Der Kläger kann schließlich nicht mit Erfolg geltend machen, die Beklagte könne im Hinblick auf den Ausgang des Vorprozesses nicht mehr geltend machen, einen Kleinbetrieb zu führen. Allerdings war auch schon bei der gerichtlichen Auseinandersetzung um die Kündigungen vom 05. August 2002 und 27. Februar 2003 umstritten, ob dem Kläger der allgemeine Kündigungsschutz des Kündigungsschutzgesetzes zur Seite stand. Es trifft auch zu, dass die Beklagte die im vorliegenden Rechtsstreit zu beurteilende Kündigung nicht auf Gründe stützen kann, die im Vorprozess sachlich geprüft und für eine soziale Rechtfertigung nicht ausreichend erachtet wurden (vgl. hierzu BAG, Urteil vom 07. März 1996 - 2 AZR 180/95 - NZA 1996, 931 ff.; Urteil vom 26. August 1993 - 2 AZR 159/93 - NZA 1994, 70 ff.), was grundsätzlich auch für die Frage der Anwendbarkeit des ersten Abschnitts des Kündigungsschutzgesetzes gelten mag. Das Landesarbeitsgericht hat in dem Vorprozess den hier zu beurteilenden Sachverhalt jedoch nicht entschieden, so dass die Beklagte mit ihrem Vortrag, sie führe nunmehr einen Kleinbetrieb, nicht ausgeschlossen ist. Bei der Beklagten waren im Zeitpunkt der im Vorprozess streitgegenständlichen Kündigungen unstreitig mehr als fünf Arbeitnehmer tätig; die Beklagte war damals lediglich der Rechtsauffassung, es komme bei der Anwendung des § 23 Abs. 1 KSchG allein auf die zukünftige Entwicklung des Personalstandes an. Nunmehr ist - wie ausgeführt - davon auszugehen, dass die Beklagte im Zeitpunkt der hier zu beurteilenden Kündigung nicht mehr als fünf Arbeitnehmer beschäftigte.
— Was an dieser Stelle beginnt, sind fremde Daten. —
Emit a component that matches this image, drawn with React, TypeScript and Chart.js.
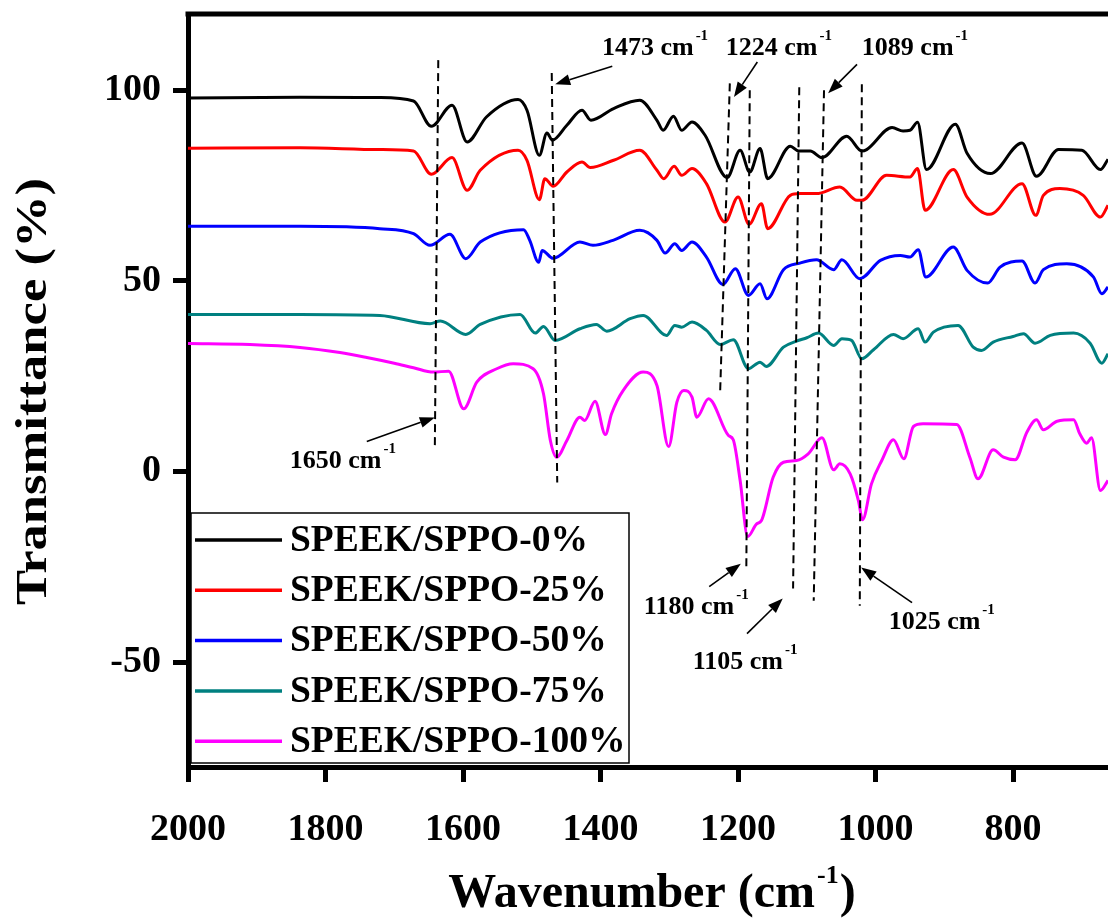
import React, { useEffect, useRef } from 'react';
import { Chart, registerables } from 'chart.js';

Chart.register(...registerables);

const FONT = "'Liberation Serif', 'Times New Roman', serif";

// Series: [wavenumber (cm-1), transmittance (%)]
const seriesLabels = ['SPEEK/SPPO-0%', 'SPEEK/SPPO-25%', 'SPEEK/SPPO-50%', 'SPEEK/SPPO-75%', 'SPEEK/SPPO-100%'];
const seriesColors = ['#000000', '#ff0000', '#0000ff', '#008080', '#ff00ff'];

const speek0 = [
  [2000, 97.98], [1837, 98.16], [1721, 98.08], [1672, 97.19], [1646, 90.55], [1616, 96.06], [1594, 86.43],
  [1566, 92.99], [1520, 97.56], [1507, 94.75], [1489, 82.94], [1478, 88.79], [1470, 86.88], [1449, 90.81],
  [1427, 94.75], [1414, 92.13], [1381, 95.2], [1343, 97.38], [1318, 92.13], [1309, 89.5], [1294, 93.18],
  [1282, 89.5], [1267, 91.68], [1248, 88.19], [1216, 77.09], [1197, 84.25], [1183, 78.56], [1168, 84.7],
  [1157, 76.82], [1124, 85.3], [1112, 84.07], [1095, 84.07], [1078, 82.34], [1042, 87.93], [1020, 84.07],
  [1013, 84.44], [976, 90.21], [960, 89.32], [950, 89.5], [939, 91.6], [926, 79.19], [884, 91.08],
  [867, 83.46], [833, 78.14], [787, 86.17], [766, 77.43], [734, 84.44], [700, 84.25], [673, 79.19], [662, 81.89],
];

const speek25 = [
  [2000, 84.78], [1837, 84.91], [1721, 84.44], [1672, 84.07], [1646, 77.95], [1616, 82.34], [1594, 73.75],
  [1575, 79.0], [1520, 84.25], [1507, 81.63], [1489, 71.31], [1481, 76.82], [1469, 74.8], [1449, 78.56],
  [1427, 81.18], [1415, 79.71], [1381, 81.63], [1343, 84.25], [1318, 79.0], [1308, 76.82], [1293, 80.05],
  [1282, 77.69], [1267, 79.45], [1246, 75.51], [1219, 65.43], [1200, 71.99], [1184, 64.83], [1166, 70.26],
  [1157, 63.7], [1124, 72.44], [1110, 72.89], [1086, 72.89], [1052, 74.62], [1027, 71.13], [1020, 71.13],
  [984, 77.69], [950, 77.24], [939, 79.45], [928, 68.5], [887, 79.19], [867, 72.0], [834, 67.45],
  [787, 75.51], [767, 67.19], [756, 72.44], [732, 74.2], [698, 72.44], [673, 66.75], [662, 69.82],
];

const speek50 = [
  [2000, 64.3], [1837, 64.3], [1721, 63.7], [1672, 62.39], [1648, 59.32], [1619, 62.2], [1596, 55.83],
  [1575, 60.18], [1512, 63.44], [1503, 60.63], [1490, 54.86], [1485, 58.0], [1469, 55.91], [1430, 60.18],
  [1411, 59.32], [1382, 60.63], [1343, 63.25], [1318, 60.63], [1306, 57.3], [1292, 59.76], [1282, 58.0],
  [1267, 60.18], [1246, 56.25], [1222, 49.08], [1204, 53.2], [1185, 46.19], [1168, 49.26], [1158, 45.33],
  [1134, 52.94], [1110, 54.67], [1086, 55.56], [1061, 52.94], [1049, 55.56], [1023, 50.58], [993, 55.38],
  [964, 56.69], [950, 56.25], [938, 58.19], [927, 51.0], [887, 58.87], [867, 52.76], [837, 49.42],
  [819, 53.62], [787, 55.2], [768, 49.42], [756, 52.94], [722, 54.51], [683, 51.0], [671, 46.64], [662, 48.37],
];

const speek75 = [
  [2000, 41.21], [1837, 41.21], [1721, 40.94], [1648, 38.77], [1633, 39.45], [1596, 35.96], [1575, 38.58],
  [1517, 41.21], [1495, 36.3], [1483, 38.06], [1466, 34.38], [1430, 37.45], [1406, 38.58], [1391, 36.82],
  [1357, 40.08], [1338, 40.94], [1304, 35.7], [1292, 38.32], [1282, 37.87], [1267, 39.19], [1246, 37.01],
  [1226, 33.33], [1207, 34.57], [1185, 26.96], [1168, 28.69], [1159, 27.56], [1134, 32.62], [1115, 34.2],
  [1100, 35.09], [1083, 36.3], [1061, 33.07], [1049, 34.83], [1035, 34.38], [1020, 29.58], [1003, 31.94],
  [974, 35.96], [960, 34.83], [938, 37.45], [928, 33.94], [916, 36.56], [880, 38.32], [858, 32.62],
  [846, 31.76], [829, 33.94], [800, 35.43], [785, 36.14], [768, 33.67], [746, 35.7], [712, 36.3],
  [688, 33.67], [671, 28.42], [662, 30.89],
];

const speek100 = [
  [2000, 33.6], [1910, 33.33], [1837, 32.55], [1779, 31.2], [1740, 29.9], [1700, 28.4], [1672, 27.22],
  [1643, 26.07], [1621, 26.33], [1599, 16.46], [1580, 23.44], [1551, 26.96], [1527, 28.27], [1498, 26.96],
  [1483, 20.39], [1473, 8.14], [1464, 3.75], [1449, 8.14], [1430, 14.25], [1423, 13.39], [1408, 18.45],
  [1393, 9.71], [1384, 15.14], [1367, 21.26], [1338, 26.07], [1318, 22.57], [1301, 6.56], [1289, 18.19],
  [1279, 21.26], [1267, 19.5], [1260, 14.25], [1243, 19.08], [1214, 9.45], [1207, 8.32], [1197, -2.36],
  [1186, -17.06], [1173, -13.73], [1166, -12.86], [1149, -1.5], [1134, 2.44], [1115, 2.89], [1098, 4.64],
  [1078, 8.84], [1061, 0.45], [1052, 2.02], [1037, -0.61], [1025, -7.61], [1019, -12.68], [1006, -3.23],
  [991, 2.89], [974, 8.32], [959, 3.33], [945, 11.81], [931, 12.52], [882, 12.34], [863, 3.75],
  [851, -1.92], [829, 5.7], [814, 3.75], [797, 3.07], [780, 10.31], [766, 13.57], [756, 10.94],
  [736, 13.2], [712, 13.57], [703, 9.9], [693, 7.43], [686, 8.84], [673, -4.99], [662, -2.36],
];

const allSeries = [speek0, speek25, speek50, speek75, speek100];

// Axis ticks
const xTickValues = [2000, 1800, 1600, 1400, 1200, 1000, 800];
const yTickValues = [100, 50, 0, -50];
const xMin = 662;
const xMax = 2000;
const yMin = -77.5;
const yMax = 120;

// Peak guide lines: [wn1, T1, wn2, T2]
const peakLines = [
  [1636, 107.9, 1641, 6.6],
  [1471, 104.5, 1463, -2.9],
  [1212, 101.8, 1226, 21.3],
  [1183, 100.0, 1188, -25.2],
  [1111, 100.8, 1120, -30.7],
  [1075, 100.0, 1090, -33.9],
  [1020, 101.6, 1023, -35.2],
];

// Arrows: [tailWn, tailT, headWn, headT]
const arrows = [
  [1740, 7.9, 1641, 14.2],
  [1383, 106.3, 1466, 101.6],
  [1172, 107.4, 1206, 98.2],
  [1027, 106.8, 1069, 99.2],
  [1242, -30.2, 1196, -24.2],
  [1187, -42.5, 1135, -33.3],
  [947, -34.4, 1021, -25.2],
];

// Peak labels: [text, leftWn, baselineT]
const peakLabels: [string, number, number][] = [
  ['1473 cm', 1398, 109.2],
  ['1224 cm', 1218, 109.2],
  ['1089 cm', 1020, 109.2],
  ['1650 cm', 1852, 1.0],
  ['1180 cm', 1337, -37.3],
  ['1105 cm', 1266, -51.7],
  ['1025 cm', 981, -41.3],
];

function drawSupText(ctx: CanvasRenderingContext2D, main: string, sup: string, tail: string, x: number, y: number, mainSize: number, supSize: number, rise: number) {
  ctx.textAlign = 'left';
  ctx.textBaseline = 'alphabetic';
  ctx.font = `bold ${mainSize}px ${FONT}`;
  ctx.fillText(main, x, y);
  let cx = x + ctx.measureText(main).width + 2;
  ctx.font = `bold ${supSize}px ${FONT}`;
  ctx.fillText(sup, cx, y - rise);
  cx += ctx.measureText(sup).width;
  if (tail) {
    ctx.font = `bold ${mainSize}px ${FONT}`;
    ctx.fillText(tail, cx + 1, y);
  }
}

function supWidth(ctx: CanvasRenderingContext2D, main: string, sup: string, tail: string, mainSize: number, supSize: number) {
  ctx.font = `bold ${mainSize}px ${FONT}`;
  let w = ctx.measureText(main).width + 2 + ctx.measureText(tail).width + 1;
  ctx.font = `bold ${supSize}px ${FONT}`;
  w += ctx.measureText(sup).width;
  return w;
}

const decorPlugin = {
  id: 'decor',
  afterDatasetsDraw(chart: any) {
    const { ctx, chartArea, scales } = chart;
    const xs = scales.x;
    const ys = scales.y;
    const px = (v: number) => xs.getPixelForValue(v);
    const py = (v: number) => ys.getPixelForValue(v);
    ctx.save();

    // top frame line
    ctx.strokeStyle = '#000';
    ctx.lineWidth = 5;
    ctx.beginPath();
    ctx.moveTo(chartArea.left - 2.5, chartArea.top);
    ctx.lineTo(chartArea.right + 5, chartArea.top);
    ctx.stroke();

    // dashed guide lines
    ctx.lineWidth = 2;
    ctx.setLineDash([8, 5]);
    for (const [a, b, c, d] of peakLines) {
      ctx.beginPath();
      ctx.moveTo(px(a), py(b));
      ctx.lineTo(px(c), py(d));
      ctx.stroke();
    }
    ctx.setLineDash([]);

    // arrows
    ctx.fillStyle = '#000';
    ctx.lineWidth = 1.6;
    for (const [a, b, c, d] of arrows) {
      const x1 = px(a), y1 = py(b), x2 = px(c), y2 = py(d);
      const ang = Math.atan2(y2 - y1, x2 - x1);
      const hl = 15, hw = 5.5;
      const bx = x2 - hl * Math.cos(ang), by = y2 - hl * Math.sin(ang);
      ctx.beginPath();
      ctx.moveTo(x1, y1);
      ctx.lineTo(bx, by);
      ctx.stroke();
      ctx.beginPath();
      ctx.moveTo(x2, y2);
      ctx.lineTo(bx + hw * Math.sin(ang), by - hw * Math.cos(ang));
      ctx.lineTo(bx - hw * Math.sin(ang), by + hw * Math.cos(ang));
      ctx.closePath();
      ctx.fill();
    }

    // peak labels
    for (const [t, w, v] of peakLabels) {
      drawSupText(ctx, t, '-1', '', px(w), py(v), 26, 15, 15);
    }

    // legend box
    const bx = chartArea.left + 3;
    const bw = 438;
    const bh = 250;
    const by = chartArea.bottom - 4 - bh;
    ctx.fillStyle = '#fff';
    ctx.fillRect(bx, by, bw, bh);
    ctx.strokeStyle = '#000';
    ctx.lineWidth = 1.5;
    ctx.strokeRect(bx, by, bw, bh);
    chart.data.datasets.forEach((ds: any, i: number) => {
      const ry = by + 27 + i * 50.3;
      ctx.strokeStyle = ds.borderColor;
      ctx.lineWidth = 3.5;
      ctx.beginPath();
      ctx.moveTo(bx + 4, ry);
      ctx.lineTo(bx + 91, ry);
      ctx.stroke();
      ctx.fillStyle = '#000';
      ctx.font = `bold 37.5px ${FONT}`;
      ctx.textAlign = 'left';
      ctx.textBaseline = 'middle';
      ctx.fillText(ds.label, bx + 99, ry + 1);
    });

    ctx.restore();
  },
  afterDraw(chart: any) {
    const { ctx, chartArea } = chart;
    ctx.save();
    ctx.fillStyle = '#000';
    // y title (stretched along its length to match the reference)
    ctx.translate(34, (chartArea.top + chartArea.bottom) / 2 + 1);
    ctx.rotate(-Math.PI / 2);
    ctx.font = `bold 45px ${FONT}`;
    ctx.textAlign = 'center';
    ctx.textBaseline = 'middle';
    const tw = ctx.measureText('Transmittance (%)').width;
    ctx.scale(427 / tw, 1);
    ctx.fillText('Transmittance (%)', 0, 0);
    ctx.restore();

    // x title
    ctx.save();
    ctx.fillStyle = '#000';
    const w = supWidth(ctx, 'Wavenumber (cm', '-1', ')', 48, 26);
    const cx = 652;
    drawSupText(ctx, 'Wavenumber (cm', '-1', ')', cx - w / 2, 907, 48, 26, 24);
    ctx.restore();
  },
};

export default function App() {
  const ref = useRef<HTMLCanvasElement>(null);
  useEffect(() => {
    if (!ref.current) return;
    const tickFont = { family: FONT, size: 38, weight: 'bold' as const };
    const chart = new Chart(ref.current, {
      type: 'line',
      data: {
        datasets: allSeries.map((s, i) => ({
          label: seriesLabels[i],
          data: s.map(([x, y]) => ({ x, y })),
          borderColor: seriesColors[i],
          backgroundColor: seriesColors[i],
          borderWidth: 3,
          pointRadius: 0,
          fill: false,
          cubicInterpolationMode: 'monotone' as const,
        })),
      },
      options: {
        animation: false,
        responsive: false,
        events: [],
        layout: { padding: { top: 14, left: 0, right: 0, bottom: 0 } },
        plugins: { legend: { display: false }, tooltip: { enabled: false } },
        scales: {
          x: {
            type: 'linear',
            reverse: true,
            min: xMin,
            max: xMax,
            afterBuildTicks: (s: any) => { s.ticks = xTickValues.map((v) => ({ value: v })); },
            afterFit: (s: any) => {
              s.height = 151;
              s.paddingLeft = 0; s.paddingRight = 0; s.paddingTop = 0; s.paddingBottom = 0;
            },
            border: { display: true, color: '#000', width: 5 },
            grid: { drawOnChartArea: false, drawTicks: true, tickLength: 15, tickWidth: 5, tickColor: '#000', color: '#000' },
            ticks: { font: tickFont, color: '#000', padding: 25, maxRotation: 0, autoSkip: false, callback: (v: any) => String(v) },
          },
          y: {
            type: 'linear',
            min: yMin,
            max: yMax,
            afterBuildTicks: (s: any) => { s.ticks = yTickValues.map((v) => ({ value: v })); },
            afterFit: (s: any) => {
              s.width = 188;
              s.paddingLeft = 0; s.paddingRight = 0; s.paddingTop = 0; s.paddingBottom = 0;
            },
            border: { display: true, color: '#000', width: 5 },
            grid: { drawOnChartArea: false, drawTicks: true, tickLength: 15, tickWidth: 5, tickColor: '#000', color: '#000' },
            ticks: { font: tickFont, color: '#000', padding: 12, autoSkip: false, callback: (v: any) => String(v) },
          },
        },
      },
      plugins: [decorPlugin],
    });
    return () => chart.destroy();
  }, []);
  return (
    <div style={{ position: 'fixed', left: 0, top: 0, width: 1108, height: 918, background: '#fff', overflow: 'hidden' }}>
      <canvas ref={ref} width={1108} height={918} style={{ width: 1108, height: 918, display: 'block' }} />
    </div>
  );
}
Eine auf dieser Grundlage getroffene Entscheidung widerspricht daher nicht dem Urteil des Landesarbeitsgerichts vom 07. November 2003.

III.

Die Kostenentscheidung folgt aus § 91 Abs. 1 ZPO.

Die gesetzlichen Voraussetzungen für die Zulassung der Revision lagen nicht vor.